New registered package VKcurve

This is to announce the package VKcurve which is a port to Julia of the GAP3 package VKcurve written by David Bessis and Jean Michel in 2002.

The main function computes the fundamental group of the complement of a complex algebraic curve in ℂ², using an implementation of the Van Kampen method (see for example

D. Cheniot. “Une démonstration du théorème de Zariski sur les sections hyperplanes d’une hypersurface projective et du théorème de Van Kampen sur le groupe fondamental du complémentaire d’une courbe projective plane.” Compositio Math., 27:141–158, 1973.

for a clear and modernized account of this method). Here is an example for curves given by the zeroes of two-variable polynomials in x and y.

julia> using Chevie, VKcurve

julia> @Mvp x,y

julia> fundamental_group(x^2-y^3)
Presentation: 2 generators, 1 relator, total length 6
1: bab=aba

julia> fundamental_group((x+y)*(x-y*im)*(x+2*y))
Presentation: 3 generators, 2 relators, total length 12
1: abc=bca
2: cab=abc

Here we define the variables and then give the curves as argument. Though approximate calculations are used at various places, they are controlled and the final result is exact; technically speaking, the computations use Rational{BigInt} or Complex{Rational{BigInt}} since the precision given by floats in unsufficient. It might be possible to use intervals of bigfloats to make faster computations, but it would make the programming more difficult. If you have a polynomial with float coefficients, you should convert the coefficients to Complex{Rational{BigInt}} (if they are of any integer or rational type, or of type Complex{<:Integer} they will be converted internally to Complex{Rational{BigInt}}).

The output is a struct which contains lots of information about the computation, including a presentation of the computed fundamental group, which is what is displayed by default when printing it.
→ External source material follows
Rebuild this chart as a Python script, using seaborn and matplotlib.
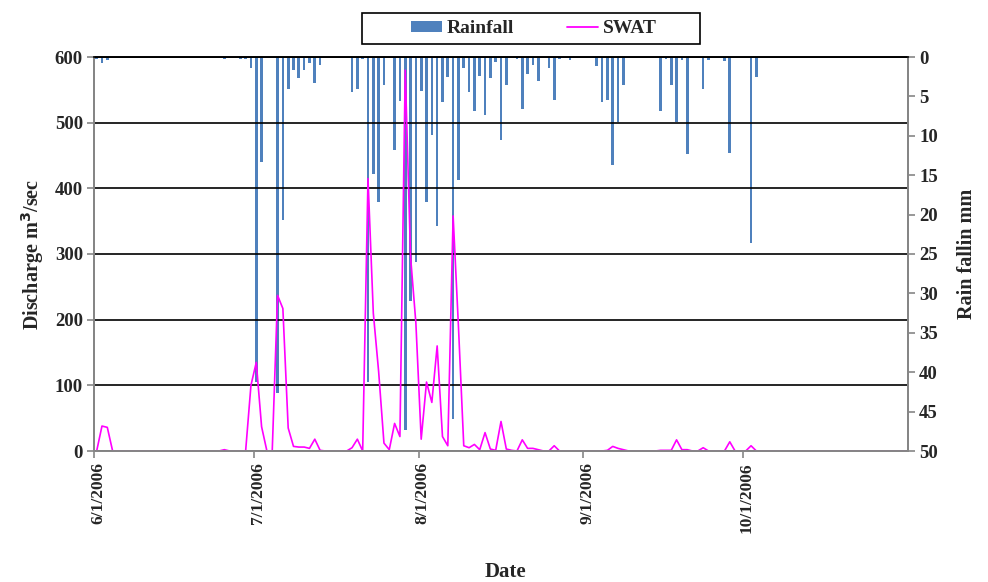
import matplotlib
matplotlib.use("Agg")
import numpy as np
import pandas as pd
import seaborn as sns
import matplotlib.pyplot as plt
from matplotlib.patches import Patch, Rectangle
from matplotlib.lines import Line2D

# ---------------- data (daily, 6/1/2006 .. 10/31/2006) ----------------
dates = pd.date_range("2006-06-01", "2006-10-31", freq="D")

rainfall_mm = [
    0.2, 0.8, 0.4, 0, 0, 0, 0, 0, 0, 0,             # 6/1 - 6/10
    0, 0, 0, 0, 0, 0, 0, 0, 0, 0,                   # 6/11 - 6/20
    0, 0, 0, 0, 0.3, 0, 0, 0.2, 0.2, 1.4,           # 6/21 - 6/30
    41.2, 13.3, 0, 0, 42.7, 20.7, 4.0, 1.6, 2.7, 1.7,   # 7/1 - 7/10
    0.7, 3.3, 1.0, 0, 0, 0, 0, 0, 4.4, 4.0,         # 7/11 - 7/20
    0.3, 41.2, 14.8, 18.4, 3.6, 0, 11.8, 5.6, 47.3, 31.0,  # 7/21 - 7/30
    26.0,                                           # 7/31
    4.3, 18.4, 9.9, 21.5, 5.7, 2.5, 45.9, 15.6, 1.4, 4.4,  # 8/1 - 8/10
    6.8, 2.4, 7.4, 2.7, 0.6, 10.5, 3.5, 0, 0.2, 6.6,     # 8/11 - 8/20
    2.2, 1.0, 3.0, 0, 1.4, 5.4, 0.2, 0, 0.4, 0,     # 8/21 - 8/30
    0,                                              # 8/31
    0, 0, 1.1, 5.7, 5.4, 13.7, 8.3, 3.5, 0, 0,      # 9/1 - 9/10
    0, 0, 0, 0, 6.8, 0.2, 3.6, 8.3, 0.4, 12.3,      # 9/11 - 9/20
    0, 0, 4.1, 0.4, 0, 0, 0.5, 12.2, 0, 0,          # 9/21 - 9/30
    0, 23.6, 2.6, 0, 0, 0, 0, 0, 0, 0,              # 10/1 - 10/10
    0, 0, 0, 0, 0, 0, 0, 0, 0, 0,                   # 10/11 - 10/20
    0, 0, 0, 0, 0, 0, 0, 0, 0, 0, 0,                # 10/21 - 10/31
]

swat_discharge = [
    0, 38, 36, 0, 0, 0, 0, 0, 0, 0,                 # 6/1 - 6/10
    0, 0, 0, 0, 0, 0, 0, 0, 0, 0,                   # 6/11 - 6/20
    0, 0, 0, 0, 2, 0, 0, 0, 0, 100,                 # 6/21 - 6/30
    135, 37, 0, 0, 237, 217, 35, 7, 6, 6,           # 7/1 - 7/10
    4, 18, 1, 0, 0, 0, 0, 0, 5, 18,                 # 7/11 - 7/20
    0, 415, 210, 121, 12, 2, 42, 22, 580, 296,      # 7/21 - 7/30
    195,                                            # 7/31
    18, 105, 74, 160, 22, 8, 358, 190, 8, 5,        # 8/1 - 8/10
    10, 2, 28, 3, 1, 45, 3, 1, 0, 17,               # 8/11 - 8/20
    4, 4, 2, 0, 0, 8, 0, 0, 0, 0,                   # 8/21 - 8/30
    0,                                              # 8/31
    0, 0, 0, 0, 1, 7, 4, 2, 0, 0,                   # 9/1 - 9/10
    0, 0, 0, 0, 1, 1, 1, 17, 2, 2,                  # 9/11 - 9/20
    0, 0, 5, 0, 0, 0, 0, 14, 0, 0,                  # 9/21 - 9/30
    0, 8, 0, 0, 0, 0, 0, 0, 0, 0,                   # 10/1 - 10/10
    0, 0, 0, 0, 0, 0, 0, 0, 0, 0,                   # 10/11 - 10/20
    0, 0, 0, 0, 0, 0, 0, 0, 0, 0, 0,                # 10/21 - 10/31
]

tick_dates = ["2006-06-01", "2006-07-01", "2006-08-01", "2006-09-01", "2006-10-01"]
tick_labels = ["6/1/2006", "7/1/2006", "8/1/2006", "9/1/2006", "10/1/2006"]

# ---------------- build frame ----------------
start = dates[0]
df = pd.DataFrame({
    "date": dates,
    "day": (dates - start).days + 0.5,   # centre of each daily slot
    "Rainfall": rainfall_mm,
    "SWAT": swat_discharge,
})
tick_pos = [(pd.Timestamp(t) - start).days for t in tick_dates]

# ---------------- style ----------------
sns.set_theme(style="white")
plt.rcParams["font.family"] = ["Liberation Serif", "DejaVu Serif"]
plt.rcParams["font.weight"] = "bold"

BLUE = "#4F81BD"
MAGENTA = "#FF00FF"
AXGRAY = "#868686"

fig = plt.figure(figsize=(9.88, 5.82), dpi=100)
ax = fig.add_axes([94 / 988, 1 - 451 / 582, (908 - 94) / 988, (451 - 57) / 582])
ax2 = ax.twinx()

# rainfall bars on secondary (inverted) axis
sns.barplot(data=df, x="day", y="Rainfall", native_scale=True, ax=ax2,
            color=BLUE, saturation=1, width=0.5, errorbar=None, linewidth=0)
ax2.set_ylim(50, 0)
ax2.set_yticks(range(0, 51, 5))

# SWAT discharge line on primary axis
sns.lineplot(data=df, x="day", y="SWAT", ax=ax, color=MAGENTA, linewidth=1.2)
ax.set_ylim(0, 600)
ax.set_yticks(range(0, 601, 100))
ax.set_xlim(0, len(dates))
ax2.set_xlim(0, len(dates))

ax.set_zorder(ax2.get_zorder() + 1)
ax.patch.set_visible(False)

ax.yaxis.grid(True, color="black", linewidth=1.2)
ax.xaxis.grid(False)
ax2.grid(False)

# major ticks = month boundaries (marks only); minor ticks carry the labels,
# nudged slightly to the right like the original
ax.set_xticks(tick_pos, labels=[""] * len(tick_pos))
ax.set_xticks([p + 0.75 for p in tick_pos], labels=tick_labels, minor=True)
for lab in ax.get_xticklabels(minor=True):
    lab.set_rotation(90)
    lab.set_fontsize(12.5)
    lab.set_fontweight("bold")

for a in (ax, ax2):
    for s in a.spines.values():
        s.set_color(AXGRAY)
        s.set_linewidth(1.4)
    a.spines["top"].set_color("black")
    a.spines["top"].set_linewidth(1.2)

ax.tick_params(axis="y", direction="out", length=5, color=AXGRAY, width=1.2,
               labelsize=13.5, left=True, pad=3)
ax.tick_params(axis="x", which="major", direction="out", length=5, color=AXGRAY,
               width=1.2, bottom=True, pad=3)
ax.tick_params(axis="x", which="minor", length=0, bottom=True, pad=8)
ax2.tick_params(axis="y", direction="out", length=5, color=AXGRAY, width=1.2,
                labelsize=13.5, right=True, pad=3)
for lab in ax.get_yticklabels() + ax2.get_yticklabels():
    lab.set_fontweight("bold")

ax.set_xlabel("")
ax.set_ylabel("Discharge m$^\\mathbf{3}$/sec", fontsize=14.5, fontweight="bold", labelpad=6)
ax2.set_ylabel("Rain fallin mm", fontsize=14.5, fontweight="bold", labelpad=14, rotation=90)
fig.text(505 / 988, 1 - 572 / 582, "Date", ha="center", va="center",
         fontsize=15, fontweight="bold")

# legend with a manually placed frame
fig.add_artist(Rectangle((362 / 988, 1 - 44 / 582), (700 - 362) / 988, 31 / 582,
                         transform=fig.transFigure, facecolor="white",
                         edgecolor="black", linewidth=1.2, zorder=5))
handles = [Patch(facecolor=BLUE, edgecolor="none", label="Rainfall"),
           Line2D([], [], color=MAGENTA, linewidth=1.3, label="SWAT")]
leg = fig.legend(handles=handles, loc="center", bbox_to_anchor=(534 / 988, 1 - 28.5 / 582),
                 ncol=2, frameon=False, handlelength=1.6, handleheight=0.5,
                 handletextpad=0.25, columnspacing=2.7, borderpad=0.2,
                 prop={"weight": "bold", "size": 14, "family": "Liberation Serif"})
leg.set_zorder(6)

fig.savefig("out.png", dpi=100)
Our motivation for writing this package in 2002 was to find explicit presentations for generalized braid groups attached to certain complex reflection groups. Though presentations were known for almost all cases, six exceptional cases were missing (in the notations of Shephard and Todd, these cases are G₂₄, G₂₇, G₂₉, G₃₁, G₃₃ and G₃₄). Since the existence of nice presentations for braid groups was proved (non-constructively) in

D. Bessis. “Zariski theorems and diagrams for braid groups.”, Invent. Math. 145:487–507, 2001

it was upsetting not to know them explicitly. In the absence of any good grip on the geometry of these six examples, brute force (using VKcurve) gave us we have obtained presentations for all of them (they have been confirmed by less computational methods since). These computations can be reproduced by fundamental_group(VKcurve.data[i]) where i∈{23,24,27,29,31,33,34}.

If you are not interested in the details of the algorithm, and if ‘fundamental_group’ as in the above examples gives you satisfactory answers in a reasonable time, then you do not need to read the manual any further.